Monday, October 24, 2011

E. H. Shepard

An artist and illustrator who is best known for Winnie the Pooh.

After having gone to many fine arts schools by 1906 he had become a very successful illustrator. In 1923 he was introduced to Milne (the author of Winnie the Pooh) and it was then that he created the various human-like animals most of us love today. Milne loved Shepard's work so much he made sure to share a good portion of the royalties and added that when he died he wanted Shepard to decorate his tomb and write the epitaph.

Shepard actually grew to hate Winnie the Pooh because he felt that it overshadowed his other successes.

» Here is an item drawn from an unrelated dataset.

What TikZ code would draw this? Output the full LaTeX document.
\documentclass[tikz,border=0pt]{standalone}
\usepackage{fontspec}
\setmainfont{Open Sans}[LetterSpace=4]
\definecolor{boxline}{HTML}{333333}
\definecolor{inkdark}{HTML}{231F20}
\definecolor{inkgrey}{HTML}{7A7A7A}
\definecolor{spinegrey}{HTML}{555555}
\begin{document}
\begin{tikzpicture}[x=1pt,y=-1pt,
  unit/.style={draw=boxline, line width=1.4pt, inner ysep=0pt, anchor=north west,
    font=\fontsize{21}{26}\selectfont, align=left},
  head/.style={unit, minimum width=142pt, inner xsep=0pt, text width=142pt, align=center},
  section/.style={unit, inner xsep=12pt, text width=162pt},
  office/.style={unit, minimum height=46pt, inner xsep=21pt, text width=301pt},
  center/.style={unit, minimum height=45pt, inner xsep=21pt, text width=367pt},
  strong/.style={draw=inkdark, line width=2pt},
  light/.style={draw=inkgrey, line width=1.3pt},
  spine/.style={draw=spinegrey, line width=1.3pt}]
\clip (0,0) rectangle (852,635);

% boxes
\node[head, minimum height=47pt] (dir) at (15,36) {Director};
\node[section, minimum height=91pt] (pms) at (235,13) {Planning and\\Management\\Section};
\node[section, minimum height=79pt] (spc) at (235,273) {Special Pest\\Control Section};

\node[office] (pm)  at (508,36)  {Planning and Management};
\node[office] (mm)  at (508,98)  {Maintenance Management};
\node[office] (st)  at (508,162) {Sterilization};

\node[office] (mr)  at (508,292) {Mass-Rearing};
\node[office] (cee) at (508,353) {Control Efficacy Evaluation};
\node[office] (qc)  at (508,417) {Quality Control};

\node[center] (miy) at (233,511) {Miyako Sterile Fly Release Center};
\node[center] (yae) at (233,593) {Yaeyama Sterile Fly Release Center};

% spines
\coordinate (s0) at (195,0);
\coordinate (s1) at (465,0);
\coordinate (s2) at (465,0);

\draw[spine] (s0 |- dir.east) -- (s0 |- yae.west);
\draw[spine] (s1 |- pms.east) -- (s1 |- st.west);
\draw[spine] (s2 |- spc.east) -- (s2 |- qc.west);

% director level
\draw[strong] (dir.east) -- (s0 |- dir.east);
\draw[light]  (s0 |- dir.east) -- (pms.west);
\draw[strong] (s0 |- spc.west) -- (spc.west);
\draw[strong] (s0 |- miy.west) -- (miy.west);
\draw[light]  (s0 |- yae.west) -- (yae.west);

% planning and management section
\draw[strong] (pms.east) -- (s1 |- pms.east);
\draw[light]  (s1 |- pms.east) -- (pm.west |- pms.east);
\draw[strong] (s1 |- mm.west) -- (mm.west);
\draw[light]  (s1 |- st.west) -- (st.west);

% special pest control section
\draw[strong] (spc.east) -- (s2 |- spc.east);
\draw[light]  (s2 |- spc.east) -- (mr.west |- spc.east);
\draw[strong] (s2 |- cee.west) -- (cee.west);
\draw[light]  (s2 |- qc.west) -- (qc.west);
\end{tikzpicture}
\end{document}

Christopher Robin was modeled on Milne's son and Winnie the Pooh was modeled on a toy bear of Shepard's son called "Growler".

Tuesday, October 18, 2011

Salvador Dalí

Encouraged as an artist by his mother at a young age, Dali showed a lot of potential. After he was expelled from his Art School, that's when his work started to become more popular. He worked with artists like Picasso in the early 1920s but was most influenced by the Dada and Surrealists movements.

Tuesday, October 4, 2011

Lana Crooks

I tried to find a good taxidermy artist to post about but I got distracted by well the fact that the animals were totally dead and real. I wanted to find something along the lines of the animals as art but in a more light-hearted feel. I came across Lana Crooks who was the answer to my blogging prayers!

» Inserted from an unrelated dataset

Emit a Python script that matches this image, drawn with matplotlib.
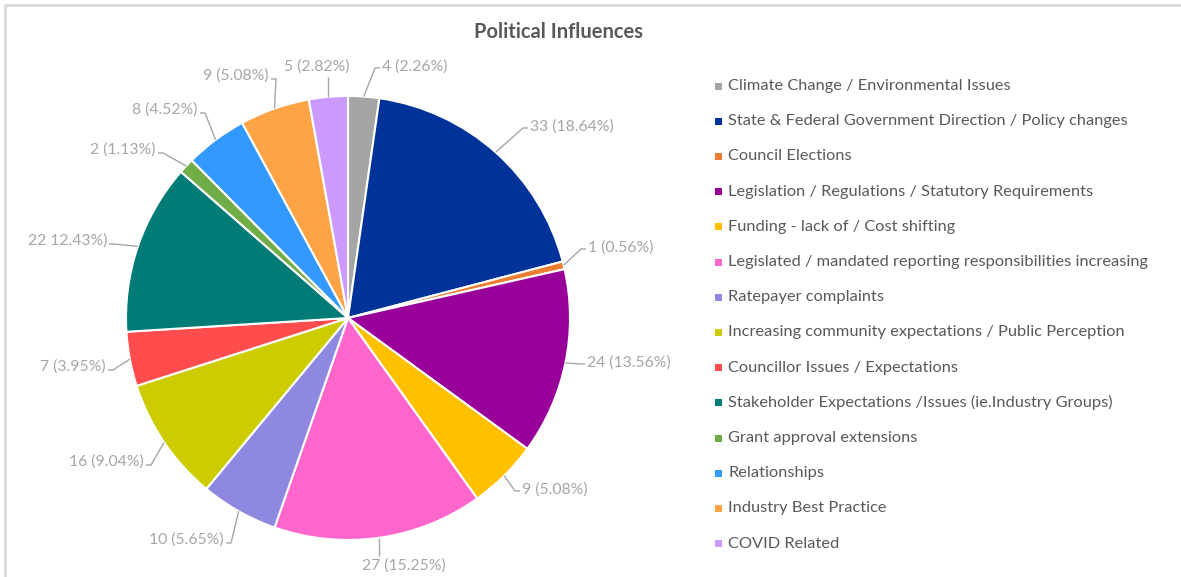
import numpy as np
import matplotlib
matplotlib.use("Agg")
import matplotlib.pyplot as plt
from matplotlib.patches import Rectangle

plt.rcParams["font.family"] = ["Lato", "DejaVu Sans"]

title = "Political Influences"

categories = [
    "Climate Change / Environmental Issues",
    "State & Federal Government Direction / Policy changes",
    "Council Elections",
    "Legislation / Regulations / Statutory Requirements",
    "Funding - lack of / Cost shifting",
    "Legislated / mandated reporting responsibilities increasing",
    "Ratepayer complaints",
    "Increasing community expectations / Public Perception",
    "Councillor Issues / Expectations",
    "Stakeholder Expectations /Issues (ie.Industry Groups)",
    "Grant approval extensions",
    "Relationships",
    "Industry Best Practice",
    "COVID Related",
]
counts = [4, 33, 1, 24, 9, 27, 10, 16, 7, 22, 2, 8, 9, 5]

colors = [
    "#A5A5A5", "#003399", "#ED7D31", "#990099", "#FFC000", "#FF66CC", "#8E88E0",
    "#CCCC00", "#FF4D4D", "#007B76", "#70AD47", "#3399FF", "#FFA347", "#CC99FF",
]

# label text format; the stakeholder slice label has lost its opening bracket
label_fmt = ["{v} ({p:.2f}%)"] * len(counts)
label_fmt[9] = "{v} {p:.2f}%)"

# figure is laid out in pixels (origin top-left for the positions below)
W, H = 1181, 577
cx, cy, R = 348, 318, 222

# where each data label sits: x, y, horizontal alignment
label_pos = [
    (382, 67, "left"), (530, 127, "left"), (588, 248, "left"), (587, 363, "left"),
    (522, 490, "left"), (404, 566, "center"), (224, 540, "right"), (144, 462, "right"),
    (106, 367, "right"), (107, 241, "right"), (156, 150, "right"), (198, 110, "right"),
    (269, 76, "right"), (317, 67, "center"),
]

LABEL_GREY = "#A6A6A6"
TEXT_GREY = "#595959"

fig = plt.figure(figsize=(W / 100, H / 100), dpi=100)
ax = fig.add_axes([0, 0, 1, 1])

wedges, _ = ax.pie(
    counts, colors=colors, startangle=90, counterclock=False,
    center=(cx, H - cy), radius=R,
    wedgeprops=dict(edgecolor="white", linewidth=1.5),
)
ax.set_xlim(0, W)
ax.set_ylim(0, H)
ax.set_aspect("auto")
ax.axis("off")

total = sum(counts)
for i, w in enumerate(wedges):
    # leader line starts on the rim at the middle of the wedge
    mid = np.deg2rad((w.theta1 + w.theta2) / 2)
    rx = cx + R * np.cos(mid)
    ry = (H - cy) + R * np.sin(mid)

    x, y, ha = label_pos[i]
    ty = H - y
    if ha == "left":
        xs = [rx, x - 7, x - 2]
        ys = [ry, ty - 1, ty - 1]
    elif ha == "right":
        xs = [rx, x + 7, x + 2]
        ys = [ry, ty - 3, ty - 3]
    else:
        end = ty - 10 if ry < ty else ty + 10
        xs = [rx, rx]
        ys = [ry, end]
    ax.plot(xs, ys, color=LABEL_GREY, lw=1.0, solid_capstyle="butt")

    pct = counts[i] / total * 100
    txt = label_fmt[i].format(v=counts[i], p=pct)
    ax.text(x, ty, txt, ha=ha, va="center", fontsize=11.3, color=LABEL_GREY)

# legend on the right
for i, name in enumerate(categories):
    y = H - (86 + i * 35.2)
    ax.add_patch(Rectangle((714.5, y - 3.5), 7, 7, facecolor=colors[i], edgecolor="none"))
    ax.text(728, y, name, ha="left", va="center", fontsize=11.8, color=TEXT_GREY)

ax.text(559, H - 32, title, ha="center", va="center", fontsize=14.5,
        fontweight="bold", color=TEXT_GREY)

# chart border
ax.plot([5, 5, W], [0, H - 5, H - 5], color="#D9D9D9", lw=2)

fig.savefig("out.png", dpi=100)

Her "faux taxidermy" is basically plush animals shaped to look like taxidermy art. Whats so great about that is 1. no dead animals and 2. a much more cuter feel and quite unique.

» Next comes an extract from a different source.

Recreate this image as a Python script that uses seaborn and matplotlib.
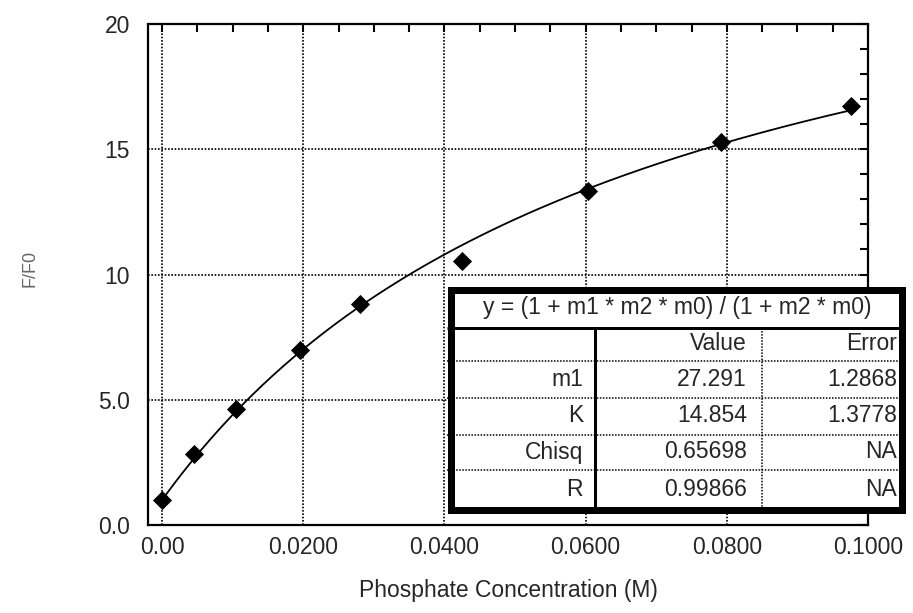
import numpy as np
import pandas as pd
import matplotlib
matplotlib.use("Agg")
import matplotlib.pyplot as plt
from matplotlib.ticker import MultipleLocator, FixedLocator, FixedFormatter
import seaborn as sns

# ---- data ----
conc = [0.0, 0.0045, 0.0104, 0.0195, 0.0280, 0.0425, 0.0603, 0.0792, 0.0976]
ff0 = [1.0, 2.82, 4.65, 6.98, 8.84, 10.54, 13.32, 15.28, 16.72]

fit_m1 = 27.291
fit_K = 14.854

x_ticks = [0.0, 0.02, 0.04, 0.06, 0.08, 0.10]
x_tick_labels = ["0.00", "0.0200", "0.0400", "0.0600", "0.0800", "0.1000"]
y_ticks = [0, 5, 10, 15, 20]
y_tick_labels = ["0.0", "5.0", "10", "15", "20"]

table_title = "y = (1 + m1 * m2 * m0) / (1 + m2 * m0)"
table_header = ["", "Value", "Error"]
table_rows = ["m1", "K", "Chisq", "R"]
table_values = ["27.291", "14.854", "0.65698", "0.99866"]
table_errors = ["1.2868", "1.3778", "NA", "NA"]

# ---- style ----
sns.set_style("white")
plt.rcParams["font.family"] = ["Liberation Sans", "DejaVu Sans"]

W, H = 913, 613
fig = plt.figure(figsize=(W / 100, H / 100), dpi=100)
fig.patch.set_facecolor("white")

def fx(px):
    return px / W

def fy(py):
    return 1 - py / H

ax_l, ax_r, ax_t, ax_b = 148, 868, 24, 525
ax = fig.add_axes([fx(ax_l), fy(ax_b), fx(ax_r - ax_l), fy(ax_t) - fy(ax_b)])

df = pd.DataFrame({"conc": conc, "ff0": ff0})
x_fit = np.linspace(0, conc[-1], 200)
y_fit = (1 + fit_m1 * fit_K * x_fit) / (1 + fit_K * x_fit)
fit_df = pd.DataFrame({"x": x_fit, "y": y_fit})

sns.lineplot(data=fit_df, x="x", y="y", ax=ax, color="black", linewidth=1.3, zorder=3)
sns.scatterplot(data=df, x="conc", y="ff0", ax=ax, marker="D", s=95,
                color="black", edgecolor="black", linewidth=0, zorder=4)

ax.set_xlim(-0.002, 0.1)
ax.set_ylim(0, 20)

ax.xaxis.set_major_locator(FixedLocator(x_ticks))
ax.xaxis.set_major_formatter(FixedFormatter(x_tick_labels))
ax.yaxis.set_major_locator(FixedLocator(y_ticks))
ax.yaxis.set_major_formatter(FixedFormatter(y_tick_labels))
ax.xaxis.set_minor_locator(MultipleLocator(0.005))
ax.yaxis.set_minor_locator(MultipleLocator(1))

ax.grid(True, which="major", color="black", linestyle=(0, (1, 1)), linewidth=1.2, zorder=1)
ax.set_axisbelow(True)

for sp in ax.spines.values():
    sp.set_linestyle((0, (1, 1)))
    sp.set_linewidth(1.6)
    sp.set_color("black")
    sp.set_visible(True)

ax.tick_params(which="both", direction="in", top=True, right=True,
               color="black", width=1.5)
ax.tick_params(which="major", length=6, labelsize=16.5)
ax.tick_params(which="minor", length=6)
ax.tick_params(axis="x", which="major", pad=8)
ax.tick_params(axis="y", which="major", pad=13)

ax.set_xlabel("Phosphate Concentration (M)", fontsize=16.5, labelpad=14)
ax.set_ylabel("")
fig.text(fx(30), fy(268), "F/F0", rotation=90, ha="center", va="center",
         fontsize=13, color="#666666")

# ---- parameter table ----
bx0, bx1, by0, by1 = 447, 905, 287, 513
tax = fig.add_axes([fx(bx0), fy(by1), fx(bx1 - bx0), fy(by0) - fy(by1)], zorder=5)
tax.set_xlim(bx0, bx1)
tax.set_ylim(by1, by0)
tax.axis("off")
tax.add_patch(plt.Rectangle((bx0, by0), bx1 - bx0, by1 - by0, facecolor="white",
                            edgecolor="none", zorder=0))
bw = 7
tax.add_patch(plt.Rectangle((bx0 + bw / 2, by0 + bw / 2), bx1 - bx0 - bw, by1 - by0 - bw,
                            facecolor="none", edgecolor="black",
                            linewidth=bw * 0.72, zorder=3, clip_on=False))
# thick line under title row
tax.plot([bx0, bx1], [328, 328], color="black", linewidth=3 * 0.72, solid_capstyle="butt", zorder=2)
# thick vertical after label column
tax.plot([594.5, 594.5], [328, by1], color="black", linewidth=3 * 0.72, solid_capstyle="butt", zorder=2)
# dotted vertical between value and error
tax.plot([762, 762], [328, by1], color="black", linewidth=1.1, linestyle=(0, (1, 1)), zorder=2)
# dotted row separators
for yy in [361, 398, 435, 470]:
    tax.plot([bx0, bx1], [yy, yy], color="black", linewidth=1.1, linestyle=(0, (1, 1)), zorder=2)

fs = 16.5
tax.text(677, 308, table_title, ha="center", va="center", fontsize=fs, zorder=4)
col_right = [583, 747, 897]
row_centers = [344, 380, 416, 452, 489]
for c, txt in enumerate(table_header):
    tax.text(col_right[c], row_centers[0], txt, ha="right", va="center", fontsize=fs, zorder=4)
for r in range(len(table_rows)):
    yy = row_centers[r + 1]
    tax.text(col_right[0], yy, table_rows[r], ha="right", va="center", fontsize=fs, zorder=4)
    tax.text(col_right[1], yy, table_values[r], ha="right", va="center", fontsize=fs, zorder=4)
    tax.text(col_right[2], yy, table_errors[r], ha="right", va="center", fontsize=fs, zorder=4)

fig.savefig("out.png", dpi=100, facecolor="white")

Lana Crooks herself is a bit of a cooky girl and her art definitely shows it (her facebook is even called Lana "the plushinator" Crooks)! She started as an illustrator but discovered her art of sculpture through fabrics and buttons and now operates in a studio in Chicago surrounded by a menagerie of plush animals and her sidekick cat Tanuki.

Séraphine de Senlis

From rags to riches to back to rags this is the story of Madam Seraphine! She began as a sweet, odd old housemade who would only paint in her spare time when she wasn't working her butt off when a German art collector discovered what she was capable of. He began to push her to make more and eventually it paid off because she made some of the first abstract arts and with beautiful floral arrangements. Unfortunately over time as her paintings grew bigger, more abstract, and exceedingly beautiful... she also went very mad! She began to be more critical of herself and cared too much for the opinions of others (and she had a nasty habbit of spending money like there was no tomorrow). She was sent to an insane asylum and passed away there. Her beautiful art should not be forgotten though. She is probably the first female artist to create works of her kind.

Shelley Evans

Shelley Evans travels all around the globe collecting textiles and making them into unique sculptures called spirit keepers. She wanted to make them look like old relics and they were about as big as my arm (maybe a little bigger). They each gave a different feel according to their colors and structure, the picture shown above is called "capture the spirit" in which the cage on its head is where it keeps spirits.

Shelley was born and raised in Southern California and as a child she spent most of her time making art out of shells and sand from the beaches. When she grew up she decided to travel with friends and was amazed at the world in which she lived in and its different cultures, food etc. The spirit keepers depict her travels.